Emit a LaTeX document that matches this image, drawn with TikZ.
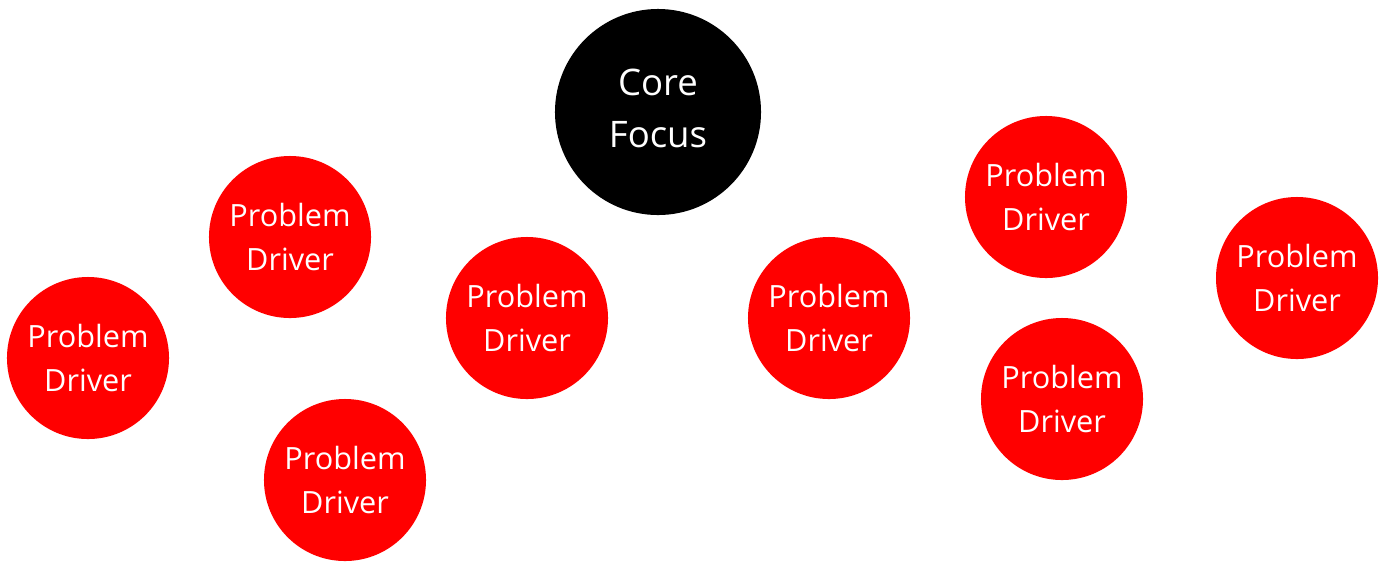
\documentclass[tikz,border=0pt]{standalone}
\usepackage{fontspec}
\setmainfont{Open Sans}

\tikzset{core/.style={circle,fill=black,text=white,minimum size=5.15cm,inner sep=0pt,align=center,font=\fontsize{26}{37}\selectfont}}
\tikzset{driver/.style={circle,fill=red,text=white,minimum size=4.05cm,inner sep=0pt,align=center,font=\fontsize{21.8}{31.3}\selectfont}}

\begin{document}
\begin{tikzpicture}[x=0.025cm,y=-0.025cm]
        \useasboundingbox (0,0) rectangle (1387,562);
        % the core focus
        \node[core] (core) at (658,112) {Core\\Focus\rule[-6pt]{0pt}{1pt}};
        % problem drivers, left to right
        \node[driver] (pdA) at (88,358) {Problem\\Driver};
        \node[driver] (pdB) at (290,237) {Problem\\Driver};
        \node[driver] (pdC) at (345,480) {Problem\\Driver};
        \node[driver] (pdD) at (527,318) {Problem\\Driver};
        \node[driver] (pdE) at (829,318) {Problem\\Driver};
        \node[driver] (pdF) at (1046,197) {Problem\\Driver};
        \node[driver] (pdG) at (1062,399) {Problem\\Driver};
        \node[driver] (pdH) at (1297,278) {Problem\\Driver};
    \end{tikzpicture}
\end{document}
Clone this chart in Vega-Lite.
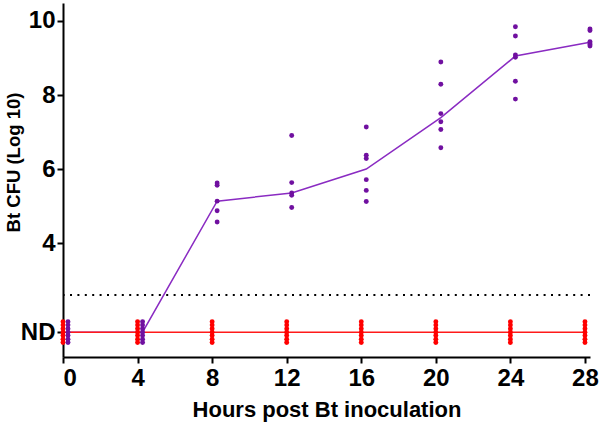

★ ★ ★ ★

### Directions
Except for the pictures, copy the material above exactly.

### Answer
Emit a LaTeX document that matches this image, drawn with TikZ.
\documentclass[tikz,border=0pt]{standalone}
\usepackage{fontspec}
\setmainfont{Open Sans}

\tikzset{core/.style={circle,fill=black,text=white,minimum size=5.15cm,inner sep=0pt,align=center,font=\fontsize{26}{37}\selectfont}}
\tikzset{driver/.style={circle,fill=red,text=white,minimum size=4.05cm,inner sep=0pt,align=center,font=\fontsize{21.8}{31.3}\selectfont}}

\begin{document}
\begin{tikzpicture}[x=0.025cm,y=-0.025cm]
        \useasboundingbox (0,0) rectangle (1387,562);
        % the core focus
        \node[core] (core) at (658,112) {Core\\Focus\rule[-6pt]{0pt}{1pt}};
        % problem drivers, left to right
        \node[driver] (pdA) at (88,358) {Problem\\Driver};
        \node[driver] (pdB) at (290,237) {Problem\\Driver};
        \node[driver] (pdC) at (345,480) {Problem\\Driver};
        \node[driver] (pdD) at (527,318) {Problem\\Driver};
        \node[driver] (pdE) at (829,318) {Problem\\Driver};
        \node[driver] (pdF) at (1046,197) {Problem\\Driver};
        \node[driver] (pdG) at (1062,399) {Problem\\Driver};
        \node[driver] (pdH) at (1297,278) {Problem\\Driver};
    \end{tikzpicture}
\end{document}
Clone this chart in Vega-Lite.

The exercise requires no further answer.